Эти половинки дергали Клыка то туда, то сюда. Чем дольше тянули с исполнением приговора, тем привычнее становилось ожидание смерти, все как-то притуплялось вроде бы, но жить хотелось сильнее и сильнее. Вспоминалось все помаленьку. И жизнь, в которой самые лучшие и светлые страницы сводились к пьянке, бабам, удачным делам с хорошим наваром, казалась прекрасной и удивительной. Клык написал повторное ходатайство о помиловании, не зная, дойдет или нет, надеялся… А вдруг? И по ночам ему не раз и не два снилось, что происходит какое-то чудо: землетрясение, например, или война, или восстание. Или тюрьма разваливается, каким-то образом его не раздавив. Один раз даже приснилось, будто пришло ему помилование и везут его в "Столыпине" на пожизненную зону, а поезд сваливается с рельсов… Плакал, когда проснулся, выл даже. И днем эти чертовы мечты лезли в голову. Уйти! Достать ту самую нычку, слинять подальше, забиться в какую-нибудь дырку и жить тихо-тихо. Сейчас это раз плюнуть, были бы бабки. И паспорт можно купить чистенький, и проскочить через какую-нибудь новую границу. А там — хоть трава не расти.
Но каждый раз, когда за дверью камеры брякал отпираемый замок, лязгала решетка, перегораживавшая коридор, и слышался зловещий, гулкий шаг чьих-то сапог, неуклонно приближающийся и, может быть, несущий смерть, Клык ощущал тоску, бессилие и злобу на самого себя. Покаянием эту злобу мог бы назвать только дурак. Если он и каялся, то только в том, что при последнем налете на магазин замочил охранника, но пожалел кассирш. Надо было и Валь-ку-продавщицу, которая навела его на точку, страховки ради обрубить. А он, дурак, на сиськи польстился, ночевать остался. Забыл, чудила, что бабы любопытны и памятливы. Кассирша, сука, запомнила его рожу, когда он с Валькой за неделю до налета у магазина разговаривал. Менты его через час взяли, прямо из Валькиной кроватки.

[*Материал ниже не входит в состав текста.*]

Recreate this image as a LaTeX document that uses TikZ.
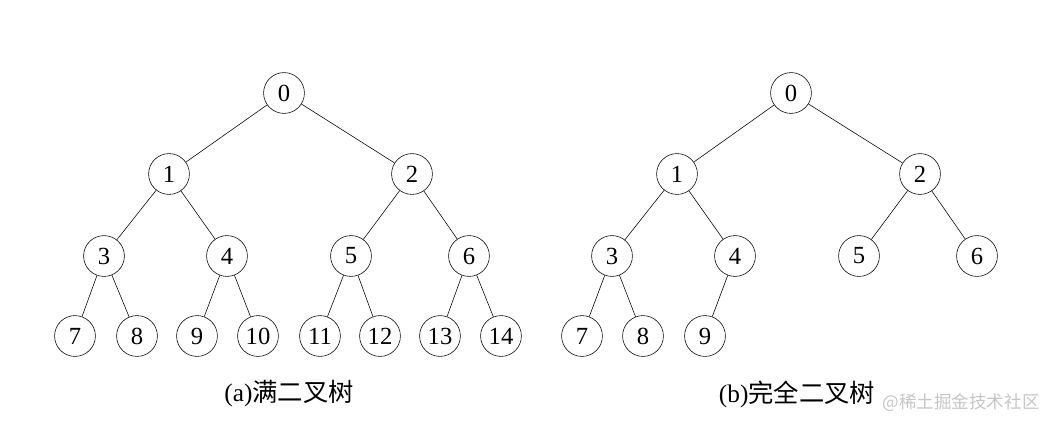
\documentclass[tikz,border=0pt]{standalone}
\usepackage{fontspec}
\setmainfont{Liberation Serif}
\newfontfamily\cjk{Noto Sans CJK SC}

\begin{document}
\begin{tikzpicture}[x=0.025cm,y=-0.025cm,every node/.style={font=\fontsize{17.5}{20}\selectfont},
  vertex/.style={circle,draw,inner sep=0pt,minimum size=1.02cm}]
  \useasboundingbox (0,0) rectangle (1049,420);
  % (a) full binary tree
  \node[vertex] (a0) at (284,93) {0};
  \node[vertex] (a1) at (169,174) {1};
  \node[vertex] (a2) at (412,174) {2};
  \node[vertex] (a3) at (104,256) {3};
  \node[vertex] (a4) at (227,256) {4};
  \node[vertex] (a5) at (351,256) {5};
  \node[vertex] (a6) at (469,256) {6};
  \node[vertex] (a7) at (75,336) {7};
  \node[vertex] (a8) at (137,336) {8};
  \node[vertex] (a9) at (197,336) {9};
  \node[vertex] (a10) at (258,336) {10};
  \node[vertex] (a11) at (320,336) {11};
  \node[vertex] (a12) at (380,336) {12};
  \node[vertex] (a13) at (440,336) {13};
  \node[vertex] (a14) at (501,336) {14};
  \draw (a0) -- (a1);
  \draw (a0) -- (a2);
  \draw (a1) -- (a3);
  \draw (a1) -- (a4);
  \draw (a2) -- (a5);
  \draw (a2) -- (a6);
  \draw (a3) -- (a7);
  \draw (a3) -- (a8);
  \draw (a4) -- (a9);
  \draw (a4) -- (a10);
  \draw (a5) -- (a11);
  \draw (a5) -- (a12);
  \draw (a6) -- (a13);
  \draw (a6) -- (a14);
  \node (capa) at (289,394) {\fontsize{18}{20}\selectfont(a)\cjk 满二叉树};
  % (b) complete binary tree
  \node[vertex] (b0) at (791,93) {0};
  \node[vertex] (b1) at (677,174) {1};
  \node[vertex] (b2) at (920,174) {2};
  \node[vertex] (b3) at (612,256) {3};
  \node[vertex] (b4) at (735,256) {4};
  \node[vertex] (b5) at (859,256) {5};
  \node[vertex] (b6) at (977,256) {6};
  \node[vertex] (b7) at (582,336) {7};
  \node[vertex] (b8) at (643,336) {8};
  \node[vertex] (b9) at (705,336) {9};
  \draw (b0) -- (b1);
  \draw (b0) -- (b2);
  \draw (b1) -- (b3);
  \draw (b1) -- (b4);
  \draw (b2) -- (b5);
  \draw (b2) -- (b6);
  \draw (b3) -- (b7);
  \draw (b3) -- (b8);
  \draw (b4) -- (b9);
  \node (capb) at (797,394) {\fontsize{18}{20}\selectfont(b)\cjk 完全二叉树};
  \node[text=gray!45] (mark) at (961,403) {\fontsize{12.5}{14}\selectfont\cjk @稀土掘金技术社区};
\end{tikzpicture}
\end{document}
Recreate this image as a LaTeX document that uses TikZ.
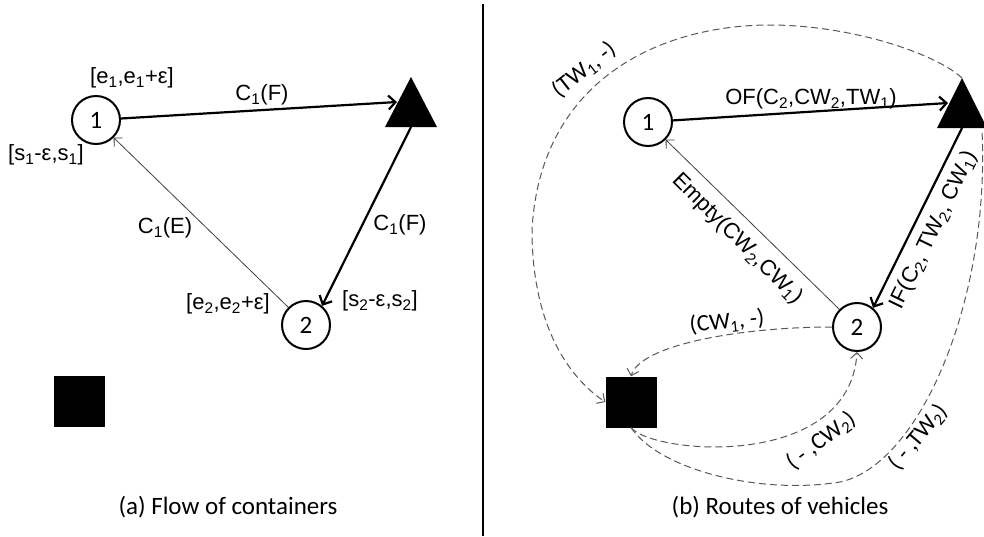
\documentclass[tikz,border=0pt]{standalone}
\usepackage{fontspec}
\setmainfont{Liberation Sans}
\newfontfamily\calfont{Carlito}
\usetikzlibrary{arrows.meta}
\newcommand\sbs[1]{\textsubscript{#1}}
\begin{document}
\begin{tikzpicture}[x=1pt,y=-1pt,
  vnode/.style={circle,draw,line width=2pt,minimum size=48pt,inner sep=0pt,font=\calfont\fontsize{25}{30}\selectfont},
  depot/.style={rectangle,fill=black,minimum size=51pt,inner sep=0pt},
  lab/.style={inner sep=1pt,font=\fontsize{22}{26}\selectfont},
  dlab/.style={inner sep=1pt,font=\calfont\fontsize{23.5}{28}\selectfont},
  captxt/.style={inner sep=0pt,font=\calfont\fontsize{25}{30}\selectfont},
  flow/.style={line width=2.2pt,-{Straight Barb[length=7pt,width=14pt]}},
  emptyarr/.style={line width=0.8pt,draw=black!75,-{Straight Barb[length=6pt,width=12pt]}},
  route/.style={line width=1pt,draw=black!65,dash pattern=on 7pt off 4pt},
  routearr/.style={route,-{Straight Barb[length=6pt,width=12pt]}},
]
\useasboundingbox (0,0) rectangle (984,536);
\fill[white] (0,0) rectangle (984,536);

% divider
\draw[line width=2.5pt] (483,4) -- (483,536);

% ---------- left panel ----------
\node[vnode] (L1) at (96,120) {1};
\node[vnode] (L2) at (306,325) {2};
\node[depot] (LS) at (79,401) {};
\fill (385,127) -- (411,77) -- (437,127) -- cycle;
\coordinate (LTin) at (397,102);
\coordinate (LTout) at (411,127);

\draw[flow] (L1) -- (LTin);
\draw[flow] (LTout) -- (L2.50);
\draw[emptyarr] (L2.135) -- (L1.-45);

\node[lab] (le1) at (132,78) {[e\sbs1,e\sbs1+ε]};
\node[lab] (ls1) at (46,155) {[s\sbs1-ε,s\sbs1]};
\node[lab] (lcf1) at (262,95) {C\sbs1(F)};
\node[lab] (lcf2) at (400,225) {C\sbs1(F)};
\node[lab] (lce) at (165,228) {C\sbs1(E)};
\node[lab] (le2) at (228,304) {[e\sbs2,e\sbs2+ε]};
\node[lab] (ls2) at (380,301) {[s\sbs2-ε,s\sbs2]};
\node[captxt] (capa) at (228,507) {(a) Flow of containers};

% ---------- right panel ----------
\node[vnode] (R1) at (648,122) {1};
\node[vnode] (R2) at (857,327) {2};
\node[depot] (RS) at (631,402) {};
\fill (937,128) -- (962,78) -- (987,128) -- cycle;
\coordinate (RTa) at (962,78);
\coordinate (RTin) at (948,103);
\coordinate (RTout) at (962,128);
\coordinate (RTr) at (982,131);

\draw[flow] (R1) -- (RTin);
\draw[flow] (RTout) -- (R2.50);
\draw[emptyarr] (R2.135) -- (R1.-45);

\draw[routearr] (RTa) .. controls (935,53) and (850,25) .. (770,25)
   .. controls (660,25) and (540,80) .. (532,230)
   .. controls (532,320) and (565,375) .. (RS.west);
\draw[routearr] (R2.west) .. controls (740,327) and (640,345) .. (RS.north);
\draw[routearr] (RS.south) .. controls (655,455) and (850,470) .. (R2.south);
\draw[route] (RS.south) .. controls (660,470) and (760,495) .. (840,482)
   .. controls (920,465) and (990,300) .. (RTr);

\node[lab] (lof) at (811,99) {OF(C\sbs2,CW\sbs2,TW\sbs1)};
\node[lab,rotate=64] (lif) at (934,230) {IF(C\sbs2, TW\sbs2, CW\sbs1)};
\node[lab,rotate=-45] (lem) at (737,239) {Empty(CW\sbs2,CW\sbs1)};
\node[dlab,rotate=38] (ltw1) at (584,70) {(TW\sbs1, -)};
\node[dlab,rotate=6] (lcw1) at (727,322) {(CW\sbs1, -)};
\node[dlab,rotate=37] (lcw2) at (821,441) {( - ,CW\sbs2)};
\node[dlab,rotate=50] (ltw2) at (918,437) {( - ,TW\sbs2)};
\node[captxt] (capb) at (780,507) {(b) Routes of vehicles};
\end{tikzpicture}
\end{document}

Как пацана! С выручкой, с пушкой… Да еще не поленились потом покопать — в результате из старых дел три мокрухи высосали. Так вышка и намоталась. Когда следователь мурыжил гражданина Гладышева П. П. то Клык отчего-то больше всего опасался, будто и до его нычки доберутся. Нет, не добрались. Не доехали до этого факта из биографии, хотя и ходили очень близко. Смех и грех, но только Клык даже на суде, когда ему приговор зачитали, только тем себя и тешил. Тогда еще впереди было много надежд: апелляция, высшая инстанция, смягчение, помилование… Хрен вам, гражданин Гладышев! Все зря. И нычка ваша останется, и Валька через пять лет выйдет, не шибко состарившись, а вас, Петр Петрович, не будет. Хлопнут, сожгут, а пепел высыплют на свалку. И жизнь пойдет дальше, к какому-нибудь, мать его в рот, светлому рыночному будущему, только без вас, извините, гражданин Гладышев.